Because we've used those names since forever, but that's archaic random crap really. Nothing apart from maybe "byte" makes sense here, the rest is completely arbitrary historic cruft. Could as well have called the rest timmy, britney and hulk.
Of course plenty of people are confused, the overhead of "short/long" just makes no sense, but yet another bad design from the past carefully preserved
Why would we ever need 128-bit CPUs? I remember the PS2 had something like that (with details and caveats I don't understand), but subsequent games consoles went back to a more usual register size: https://en.wikipedia.org/wiki/128-bit_computing
All I know is we keep having this issue with saying "nah, this is it.

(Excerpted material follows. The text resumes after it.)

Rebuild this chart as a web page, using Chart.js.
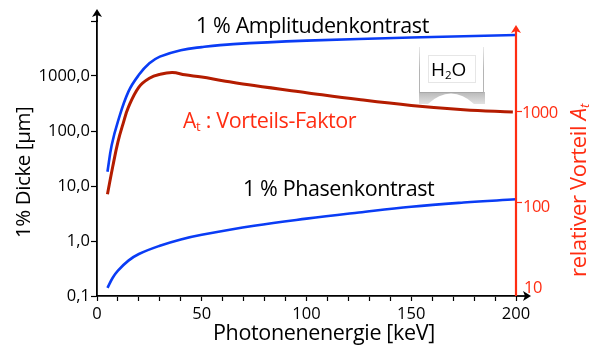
<!DOCTYPE html>
<html><head><meta charset="utf-8">
<style>html,body{margin:0;padding:0;background:#fff}#w{position:relative;width:595px;height:347px}</style>
<script src="https://cdn.jsdelivr.net/npm/chart.js@4/dist/chart.umd.min.js"></script>
</head><body><div id="w"><canvas id="c" width="595" height="347"></canvas></div>
<script>
const ampEnergy = [5,7,10,15,20,25,30,40,50,65,100,150,200];
const ampValues = [18.2,55,150,520,1050,1700,2250,2950,3350,3800,4400,5000,5565];
const phaseEnergy = [5,7.5,10,15,20,30,40,50,75,100,125,150,175,200];
const phaseValues = [0.14,0.215,0.29,0.44,0.58,0.82,1.07,1.3,1.9,2.55,3.3,4.2,5,5.73];
const advEnergy = [5,7.5,10,12.5,15,20,25,30,36,42,50,60,75,100,125,150,175,198.5];
const advValues = [125,250,470,750,1130,1880,2350,2590,2710,2560,2420,2210,1950,1630,1370,1180,1060,1000];
const leftTicks = [0.1,1,10,100,1000,10000];
const leftLabels = ['0,1','1,0','10,0','100,0','1000,0',''];
const rightTicks = [10,100,1000];
const xTickLabelStep = 50;

const FONT = '"Open Sans"';
const BLUE = '#0a3cf5', DARK = '#b41c00', RED = '#ff2d12';
const pair = (xs, ys) => xs.map((x, i) => ({x, y: ys[i]}));

function text(ctx, runs, x, y, color) {
  ctx.fillStyle = color; ctx.textAlign = 'left'; ctx.textBaseline = 'alphabetic';
  let cx = x;
  for (const r of runs) {
    ctx.font = (r.style || '') + ' ' + r.size + 'px ' + FONT;
    ctx.letterSpacing = (r.ls || 0) + 'px';
    ctx.fillText(r.t, cx, y + (r.dy || 0));
    cx += ctx.measureText(r.t).width;
  }
  ctx.letterSpacing = '0px';
}
function arrow(ctx, tx, ty, dir, color) {
  ctx.fillStyle = color; ctx.beginPath(); ctx.moveTo(tx, ty);
  if (dir === 'up') { ctx.lineTo(tx - 5, ty + 8); ctx.lineTo(tx, ty + 6); ctx.lineTo(tx + 5, ty + 8); }
  else { ctx.lineTo(tx - 8, ty - 5); ctx.lineTo(tx - 6, ty); ctx.lineTo(tx - 8, ty + 5); }
  ctx.closePath(); ctx.fill();
}
const decor = {
  id: 'decor',
  beforeDatasetsDraw(chart) {
    const ctx = chart.ctx;
    ctx.save();
    const g = ctx.createLinearGradient(0, 92, 0, 104);
    g.addColorStop(0, '#b8b8b8'); g.addColorStop(1, '#e2e2e2');
    ctx.fillStyle = g;
    ctx.beginPath(); ctx.moveTo(419, 92); ctx.lineTo(485, 92); ctx.lineTo(485, 104);
    ctx.lineTo(474, 104); ctx.quadraticCurveTo(463, 93.5, 451, 93.5); ctx.quadraticCurveTo(439, 93.5, 428, 104);
    ctx.lineTo(419, 104); ctx.closePath(); ctx.fill();
    const s = ctx.createLinearGradient(0, 47, 0, 70);
    s.addColorStop(0, '#e8e8e8'); s.addColorStop(1, '#b4b4b4');
    ctx.strokeStyle = s; ctx.lineWidth = 1;
    ctx.beginPath(); ctx.moveTo(419.5, 47); ctx.lineTo(419.5, 92); ctx.moveTo(483.5, 47); ctx.lineTo(483.5, 92); ctx.stroke();
    ctx.strokeStyle = '#a8a8a8';
    ctx.beginPath(); ctx.moveTo(419.5, 92.5); ctx.lineTo(483.5, 92.5); ctx.stroke();
    ctx.strokeStyle = '#e6e6e6'; ctx.strokeRect(428.5, 55.5, 47, 27);
    text(ctx, [{t: 'H', size: 19}, {t: '2', size: 11.5, dy: 3}, {t: 'O', size: 19}], 431, 76, '#000');
    ctx.restore();
  },
  afterDraw(chart) {
    const ctx = chart.ctx, a = chart.chartArea, R = chart.scales.yR;
    ctx.save();
    ctx.strokeStyle = '#000'; ctx.lineWidth = 1.8;
    ctx.beginPath(); ctx.moveTo(a.left, a.top + 1); ctx.lineTo(a.left, 14); ctx.stroke();
    ctx.beginPath(); ctx.moveTo(a.right, a.bottom); ctx.lineTo(526, a.bottom); ctx.stroke();
    arrow(ctx, a.left, 9, 'up', '#000');
    arrow(ctx, 531, a.bottom, 'right', '#000');
    ctx.strokeStyle = RED; ctx.lineWidth = 2.2;
    ctx.beginPath(); ctx.moveTo(a.right, a.bottom); ctx.lineTo(a.right, 30); ctx.stroke();
    arrow(ctx, a.right, 25, 'up', RED);
    const offs = {10: -1, 100: 9, 1000: 6};
    const xs = {10: 524, 100: 523, 1000: 522};
    rightTicks.forEach(v => text(ctx, [{t: String(v), size: 16.5, ls: -0.5}], xs[v], R.getPixelForValue(v) + offs[v], RED));
    text(ctx, [{t: '1 % Amplitudenkontrast', size: 21.5, ls: -0.4}], 196, 33, '#000');
    text(ctx, [{t: '1 % Phasenkontrast', size: 21.5, ls: -0.4}], 243, 195.5, '#000');
    text(ctx, [{t: 'A', size: 21, ls: -0.3}, {t: 't', size: 13, dy: 3}, {t: ' : Vorteils-Faktor', size: 21.5, ls: -0.4}], 183, 127.5, RED);
    text(ctx, [{t: 'Photonenenergie [keV]', size: 21.5, ls: -0.35}], 213, 339.5, '#000');
    ctx.save(); ctx.translate(30, 238); ctx.rotate(-Math.PI / 2);
    text(ctx, [{t: '1% Dicke [µm]', size: 20.5, ls: -0.4}], 0, 0, '#000'); ctx.restore();
    ctx.save(); ctx.translate(586, 277); ctx.rotate(-Math.PI / 2);
    text(ctx, [{t: 'relativer Vorteil ', size: 22, ls: -0.35}, {t: 'A', size: 22, style: 'italic'}, {t: 't', size: 13, style: 'italic', dy: 3}], 0, 0, RED); ctx.restore();
    ctx.restore();
  }
};
const line = (label, data, axis, color, width) => ({label, data, yAxisID: axis, borderColor: color, borderWidth: width, pointRadius: 0, tension: 0.4});
new Chart(document.getElementById('c'), {
  type: 'line',
  data: { datasets: [
    line('1 % Amplitudenkontrast', pair(ampEnergy, ampValues), 'yL', BLUE, 2.6),
    line('1 % Phasenkontrast', pair(phaseEnergy, phaseValues), 'yL', BLUE, 2.6),
    line('At : Vorteils-Faktor', pair(advEnergy, advValues), 'yR', DARK, 3)
  ]},
  options: {
    responsive: false, animation: false, events: [],
    layout: {padding: {left: 0, right: 0, top: 21, bottom: 0}},
    plugins: {legend: {display: false}, tooltip: {enabled: false}},
    scales: {
      x: {
        type: 'linear', position: 'bottom', min: 0, max: 200,
        afterFit: s => { s.height = 51; },
        border: {color: '#000', width: 1.8},
        grid: {drawOnChartArea: false, tickLength: 5, tickColor: '#000', tickWidth: 1.2},
        ticks: {stepSize: 10, autoSkip: false, maxRotation: 0, padding: 3, color: '#000',
          font: {family: FONT, size: 16.5},
          callback: v => v % xTickLabelStep === 0 ? String(v) : ''}
      },
      yL: {
        type: 'logarithmic', position: 'left', min: 0.1, max: 10000,
        afterFit: s => { s.width = 97; },
        afterBuildTicks: s => { s.ticks = leftTicks.map(value => ({value})); },
        border: {color: '#000', width: 1.8},
        grid: {drawOnChartArea: false, tickLength: 6, tickColor: '#000', tickWidth: 1.2},
        ticks: {autoSkip: false, padding: 1, color: '#000', font: {family: FONT, size: 16.5},
          callback: v => leftLabels[leftTicks.indexOf(v)]}
      },
      yR: {
        type: 'logarithmic', position: 'right', min: 9.5, max: 10000,
        afterFit: s => { s.width = 79; },
        afterBuildTicks: s => { s.ticks = rightTicks.map(value => ({value})); },
        border: {display: false},
        grid: {drawOnChartArea: false, tickLength: 6, tickWidth: 1.2,
          tickColor: c => c.tick && c.tick.value === 10 ? 'rgba(0,0,0,0)' : RED},
        ticks: {display: false, autoSkip: false}
      }
    }
  },
  plugins: [decor]
});
</script></body></html>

Nobody will ever need more than this." And then inevitably the time comes when we need more.
Back in the 80s, 16 bit programmers knew that 32 bit code was coming, so they carefully crafted the code to be portable to 32 bits.
Of course, none of it worked on 32 bit machines because the programmers had never written 32 bit code before and did the portability measures all wrong.

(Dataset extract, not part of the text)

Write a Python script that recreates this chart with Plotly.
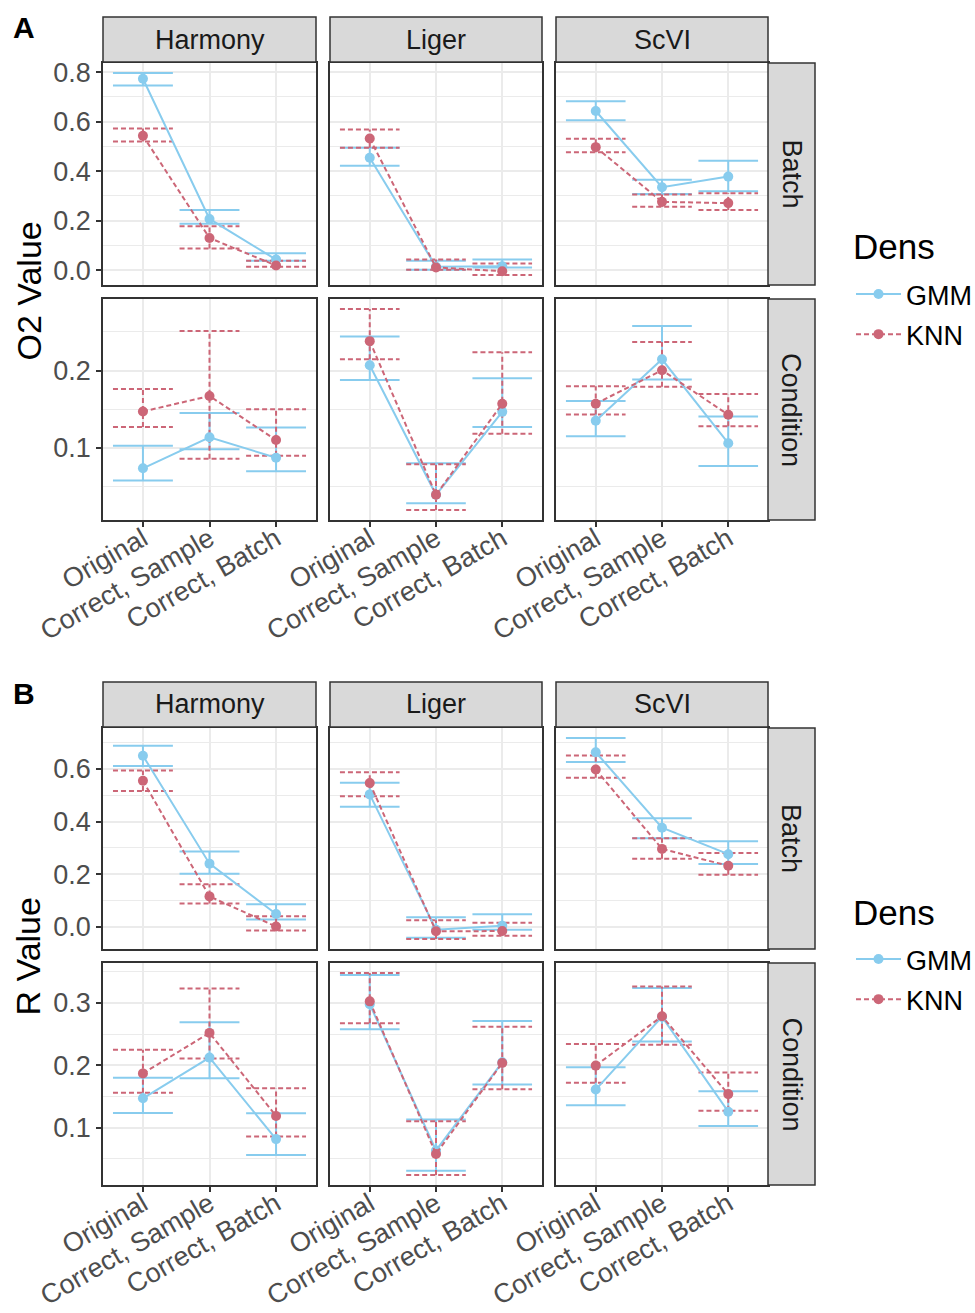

We used to call 16-bytes a paragraph, so the nostalgic geek in me would love to see ‘para’ catch on. I never thought I’d be slinging around whole paragraphs of memory in registers!

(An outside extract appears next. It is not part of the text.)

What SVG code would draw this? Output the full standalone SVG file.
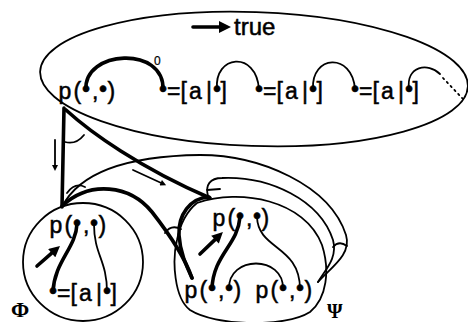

In that case D should probably start to have an internal conversation about what they're going to call 128 bits then, 'cause its going to become a thing sooner or later.
stdint already has that covered though: (u)int128_t
That's really interesting, and for me a totally unexpected name, having never seen that nomenclature before - would be interesting to see how consensus around that was arrived at - but hey, we gotta call it something!
(But not DoubleQuadWord please ... )
I beg to disagree. In D:
absolutely nobody is confused about this.